After Berlin, Ian and Roxanne felt the timing was right for the move to PNG, and pushed hard for it to happen.
“The Australian High Commissioner to Port Moresby has always been regarded as one of the top Head of Mission posts that Australia has, and I felt ready for it. The fact that I grew up here made the appointment a little more special,” Ian says.
They add that this is their first posting without one of their two daughters – both university students in Brisbane – so the proximity of Port Moresby to Brisbane was also appealing.
“But the main reason we wanted this posting was the work, and making a contribution to a country that Ian has such a strong connection with,” Roxanne says.
Ian believes the current Papua New Guinea-Australia relationship is in very good shape. “The overall tone of the relationship is a very positive one at the moment,” he says.
The visits by Australian prime minister Kevin Rudd to PNG and the visit by PNG Prime Minister Grand Chief Sir Michael Somare to Australia in recent years have contributed enormously to the relationship.
“We have quite a lot going on now. It’s a big agenda. I think that we will see further positive change,” Ian said.
He added that PNG’s economy stands to grow significantly and Australia is absolutely delighted for PNG that it was able to attract investment in the PNG LNG project. Ian is equally as delighted that he’ll be able to contribute towards the strengthening of the two countries bilateral relationship.
Roxanne listens patiently to her husband. Molly – the couple’s black cocker spaniel – is happily stretched-out at her feet.  Coming from Berlin – their last posting – to PNG was very different for Roxanne. Unlike Ian, this is her first time here.
“What struck me first about Port Moresby was the landscape and how different it was to what I’d experienced over the last four years.

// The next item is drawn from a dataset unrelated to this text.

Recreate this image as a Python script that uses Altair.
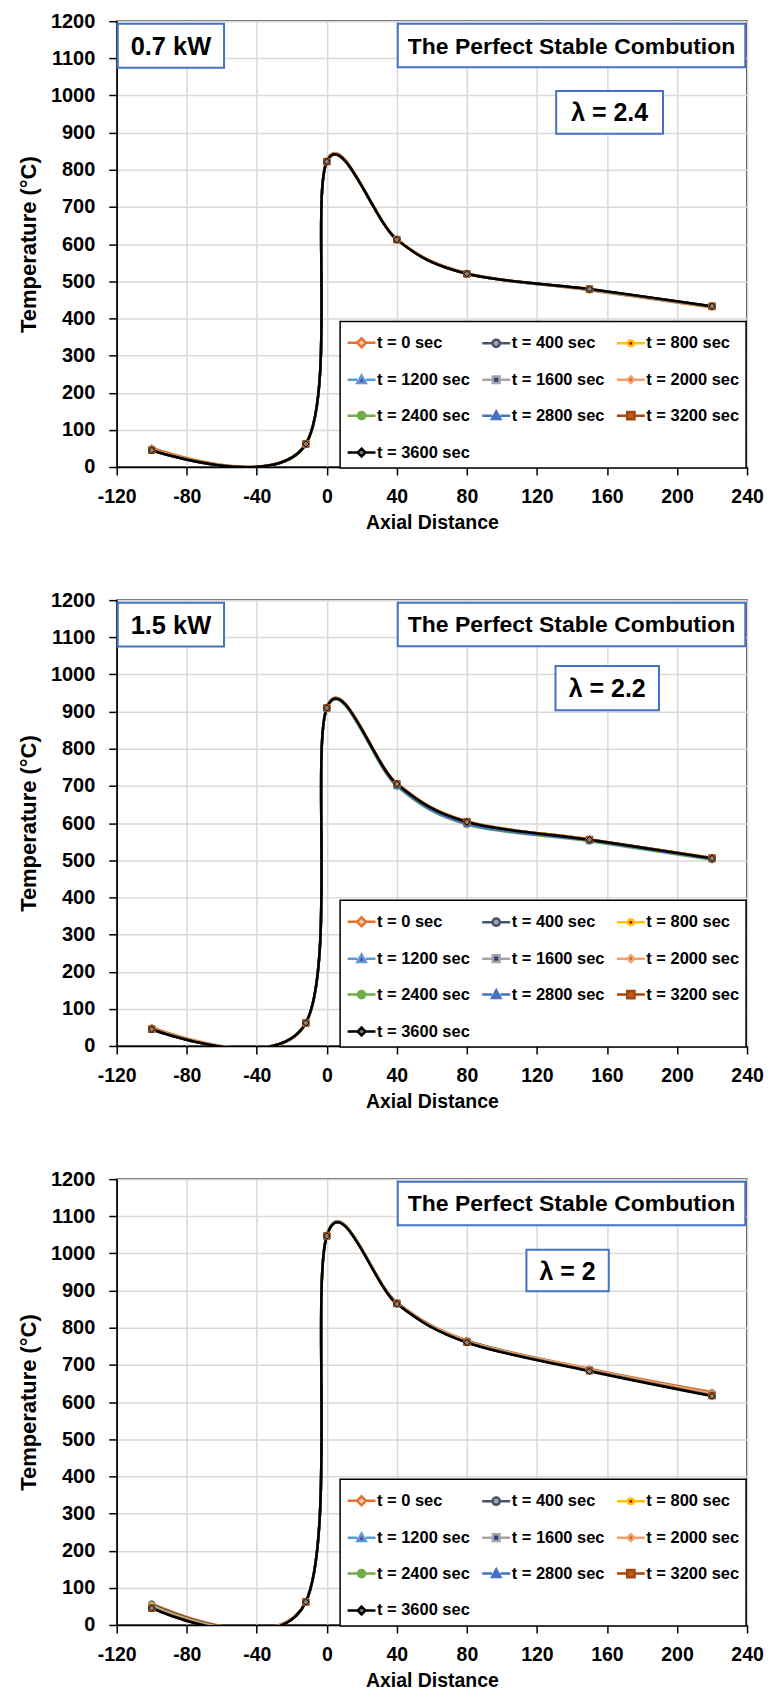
import altair as alt
import pandas as pd

# ---------------- data ----------------
X_POS = [-100, -12, 0, 40, 80, 150, 220]

SERIES = ["t = 0 sec", "t = 400 sec", "t = 800 sec", "t = 1200 sec", "t = 1600 sec",
          "t = 2000 sec", "t = 2400 sec", "t = 2800 sec", "t = 3200 sec", "t = 3600 sec"]

# panel 1 : 0.7 kW, lambda = 2.4
P1 = {
    "t = 0 sec":    [52, 60, 825, 614, 522, 476, 429],
    "t = 400 sec":  [48, 61, 823, 613, 521, 477, 431],
    "t = 800 sec":  [47, 61, 823, 613, 521, 477, 431],
    "t = 1200 sec": [46, 62, 822, 612, 520, 478, 432],
    "t = 1600 sec": [46, 62, 822, 612, 520, 478, 432],
    "t = 2000 sec": [47, 62, 822, 612, 521, 478, 432],
    "t = 2400 sec": [45, 62, 822, 612, 520, 478, 432],
    "t = 2800 sec": [45, 62, 822, 612, 520, 478, 432],
    "t = 3200 sec": [45, 62, 822, 612, 520, 479, 433],
    "t = 3600 sec": [45, 62, 822, 612, 520, 479, 433],
}
# panel 2 : 1.5 kW, lambda = 2.2
P2 = {
    "t = 0 sec":    [51, 60, 912, 707, 605, 556, 506],
    "t = 400 sec":  [47, 61, 911, 706, 604, 556, 506],
    "t = 800 sec":  [47, 61, 911, 706, 604, 556, 506],
    "t = 1200 sec": [46, 62, 910, 704, 602, 555, 505],
    "t = 1600 sec": [46, 62, 910, 704, 602, 555, 505],
    "t = 2000 sec": [47, 62, 911, 706, 604, 556, 506],
    "t = 2400 sec": [45, 62, 908, 699, 596, 551, 501],
    "t = 2800 sec": [45, 62, 909, 701, 598, 553, 503],
    "t = 3200 sec": [45, 62, 910, 706, 604, 556, 506],
    "t = 3600 sec": [45, 62, 910, 705, 603, 555, 505],
}
# panel 3 : lambda = 2
P3 = {
    "t = 0 sec":    [58, 64, 1050, 868, 766, 690, 627],
    "t = 400 sec":  [56, 63, 1049, 867, 765, 688, 624],
    "t = 800 sec":  [52, 63, 1049, 866, 764, 687, 622],
    "t = 1200 sec": [50, 62, 1048, 866, 763, 686, 621],
    "t = 1600 sec": [49, 62, 1048, 866, 762, 686, 620],
    "t = 2000 sec": [50, 63, 1049, 867, 764, 688, 623],
    "t = 2400 sec": [47, 62, 1048, 865, 761, 685, 618],
    "t = 2800 sec": [47, 62, 1048, 865, 761, 685, 618],
    "t = 3200 sec": [45, 62, 1047, 865, 761, 684, 617],
    "t = 3600 sec": [45, 62, 1047, 864, 760, 683, 616],
}

X_TICKS = [-120, -80, -40, 0, 40, 80, 120, 160, 200, 240]
Y_TICKS = [0, 100, 200, 300, 400, 500, 600, 700, 800, 900, 1000, 1100, 1200]

PANEL_TEXT = [
    {"kw": "0.7 kW", "title": "The Perfect Stable Combution", "lam": "λ = 2.4"},
    {"kw": "1.5 kW", "title": "The Perfect Stable Combution", "lam": "λ = 2.2"},
    {"kw": None,     "title": "The Perfect Stable Combution", "lam": "λ = 2"},
]
PANEL_DATA = [P1, P2, P3]

# ---------------- styles / layout ----------------
FONT = "Liberation Sans"
LINE_COLORS = ["#E8712E", "#44546A", "#FFC000", "#5B9BD5", "#A5A5A5",
               "#F4A26B", "#70AD47", "#4472C4", "#9E480E", "#000000"]
MARKER_COLORS = ["#F8CBAD", "#A5A5A5", "#C00000", "#7030A0", "#264478",
                 "#C55A11", "#70AD47", "#4472C4", "#C55A11", "#7F7F7F"]
MARKER_SHAPES = ["diamond", "circle", "circle", "triangle-up", "square",
                 "diamond", "circle", "triangle-up", "square", "diamond"]


def seg(g):
    return f"M-1,0H-{g}M{g},0H1"


def diamond(r):
    return f"M0,-{r}L{r},0L0,{r}L-{r},0Z"


def circle(r):
    return f"M{r},0A{r},{r},0,1,1,-{r},0A{r},{r},0,1,1,{r},0Z"


def tri(r):
    return f"M0,-{r}L{r},{r * 0.8}L-{r},{r * 0.8}Z"


def square(r):
    return f"M-{r},-{r}H{r}V{r}H-{r}Z"


LEGEND_SHAPES = [
    seg(0.32) + diamond(0.32),
    seg(0.26) + circle(0.26),
    seg(0.2) + circle(0.2),
    seg(0.3) + tri(0.3),
    seg(0.24) + square(0.24),
    seg(0.24) + diamond(0.24),
    seg(0.26) + circle(0.26),
    seg(0.3) + tri(0.3),
    seg(0.26) + square(0.26),
    seg(0.28) + diamond(0.28),
]

W, H = 632, 447
LAM_BOXES = [(131, 192, 897, 1012), (130.6, 189.7, 904, 1023), (114, 161, 898, 1010)]

X_SCALE = dict(domain=[-120, 240], nice=False, zero=False)
Y_SCALE = dict(domain=[0, 1200], nice=False)
AX = dict(values=X_TICKS, labelExpr="'' + datum.value", labelFlush=False, labelOverlap=False,
          labelFontSize=19.5, labelPadding=13, titlePadding=7)
AY = dict(values=Y_TICKS, labelExpr="'' + datum.value", labelFlush=False, labelOverlap=False,
          titlePadding=10, labelPadding=14)
X_TITLE = "Axial Distance"
Y_TITLE = "Temperature (°C)"


def xq(field):
    return alt.X(field, type="quantitative", scale=alt.Scale(**X_SCALE),
                 axis=alt.Axis(**AX), title=X_TITLE)


def yq(field):
    return alt.Y(field, type="quantitative", scale=alt.Scale(**Y_SCALE),
                 axis=alt.Axis(**AY), title=Y_TITLE)


def make_panel(i):
    data = PANEL_DATA[i]
    txt = PANEL_TEXT[i]

    rows = []
    for s in SERIES:
        for xv, tv in zip(X_POS, data[s]):
            rows.append({"x": xv, "T": tv, "series": s})
    df = pd.DataFrame(rows)

    base = alt.Chart(df)
    lines = base.mark_line(interpolate="cardinal", strokeWidth=2.5, clip=True).encode(
        x=xq("x"), y=yq("T"),
        stroke=alt.Stroke("series:N", scale=alt.Scale(domain=SERIES, range=LINE_COLORS), legend=None),
    )
    points = base.mark_point(filled=True, size=42, strokeWidth=1, opacity=1, clip=True).encode(
        x=xq("x"), y=yq("T"),
        fill=alt.Fill("series:N", scale=alt.Scale(domain=SERIES, range=MARKER_COLORS), legend=None),
        stroke=alt.Stroke("series:N", scale=alt.Scale(domain=SERIES, range=LINE_COLORS), legend=None),
        shape=alt.Shape("series:N", scale=alt.Scale(domain=SERIES, range=MARKER_SHAPES), legend=None),
    )
    leg = dict(orient="none", legendX=W - 408, legendY=H - 146, columns=3,
               direction="horizontal", title=None)
    legend_layer = base.transform_filter("false").mark_point(filled=True, opacity=1).encode(
        x=xq("x"), y=yq("T"),
        fill=alt.Fill("series:N", scale=alt.Scale(domain=SERIES, range=MARKER_COLORS), legend=alt.Legend(**leg)),
        stroke=alt.Stroke("series:N", scale=alt.Scale(domain=SERIES, range=LINE_COLORS), legend=alt.Legend(**leg)),
        shape=alt.Shape("series:N", scale=alt.Scale(domain=SERIES, range=LEGEND_SHAPES), legend=alt.Legend(**leg)),
    )

    layers = [lines, points, legend_layer]

    def box(x1, x2, y1, y2, label, fs):
        d = pd.DataFrame({"x1": [x1], "x2": [x2], "y1": [y1], "y2": [y2],
                          "xc": [(x1 + x2) / 2], "yc": [(y1 + y2) / 2], "label": [label]})
        r = alt.Chart(d).mark_rect(fill="white", stroke="#4472C4", strokeWidth=2).encode(
            x=xq("x1"), x2="x2:Q", y=yq("y1"), y2="y2:Q")
        t = alt.Chart(d).mark_text(font=FONT, fontSize=fs, fontWeight="bold", color="black",
                                   align="center", baseline="middle", dy=1).encode(
            x=xq("xc"), y=yq("yc"), text="label:N")
        return [r, t]

    if txt["kw"]:
        layers += box(-119.4, -58.7, 1075, 1193, txt["kw"], 25.5)
    layers += box(40.5, 239, 1076, 1193, txt["title"], 23)
    lx1, lx2, ly1, ly2 = LAM_BOXES[i]
    layers += box(lx1, lx2, ly1, ly2, txt["lam"], 25)

    return alt.layer(*layers).resolve_scale(
        stroke="independent", fill="independent", shape="independent"
    ).resolve_legend(stroke="independent", fill="independent", shape="independent").properties(
        width=W, height=H)


chart = alt.vconcat(*[make_panel(i) for i in range(3)], spacing=56.5).resolve_scale(
    stroke="independent", fill="independent", shape="independent"
).resolve_legend(stroke="independent", fill="independent", shape="independent").properties(
    padding={"left": 8, "top": 0, "right": 0, "bottom": 0}
).configure_view(
    stroke="black", strokeWidth=1.5
).configure_axis(
    domainColor="black", domainWidth=1.5, tickColor="black", tickWidth=1.5, tickSize=8,
    gridColor="#D9D9D9", gridWidth=1.5,
    labelFont=FONT, labelFontSize=20, labelFontWeight="bold", labelColor="black",
    titleFont=FONT, titleFontWeight="bold", titleColor="black",
).configure_axisX(
    titleFontSize=19.5
).configure_axisY(
    titleFontSize=22
).configure_legend(
    symbolSize=784, symbolStrokeWidth=2.5, symbolOpacity=1,
    labelFont=FONT, labelFontSize=16.5, labelFontWeight="bold", labelColor="black",
    labelOffset=0, rowPadding=12, columnPadding=6, padding=6,
    fillColor="white", strokeColor="black", strokeWidth=1.5, labelLimit=200,
)

chart.save("out.html", embed_options={"renderer": "svg", "actions": False})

“I wake up in the morning and the first thing I do is go out on the balcony and look at the view. I can’t think that in three years I would ever get sick of looking at the view.
“But as beautiful as the view is, I don’t intend spending three years sitting on the balcony,” Roxanne says.
She has plans of her own and is interested in work, but for now is keeping her options open and standing by her husband, supporting his work.
Ian was made a Member of the Order of Australia (AM) in 2003 in recognition of his management of the Australian government’s response in the aftermath of the October 2002 Bali bombings.
Ian holds a Bachelor of Arts (Hons) in international relations and South-East Asian history from the University of Queensland and he speaks Indonesian, German and Tok Pisin in addition to his native English.
“I was surprised when I went to Tok Pisin classes before taking up this posting, that I still remembered and spoke the language so well,” Ian reflects. Roxanne jokingly reminds him that he was regularly corrected for ‘his childish mistakes, speaking Tok Pisin like a ten year old child.’
“Well I didn’t speak Tok Pisin much as an adult, so I hope people will forgive me if I sound like a child every now and then,” Ian says with a laugh, looking out over Fairfax Harbour – a view which displays the stunning beauty and rapid development of Papua New Guinea. A country where Ian will be using his childish Tok Pisin more often – a country he loves.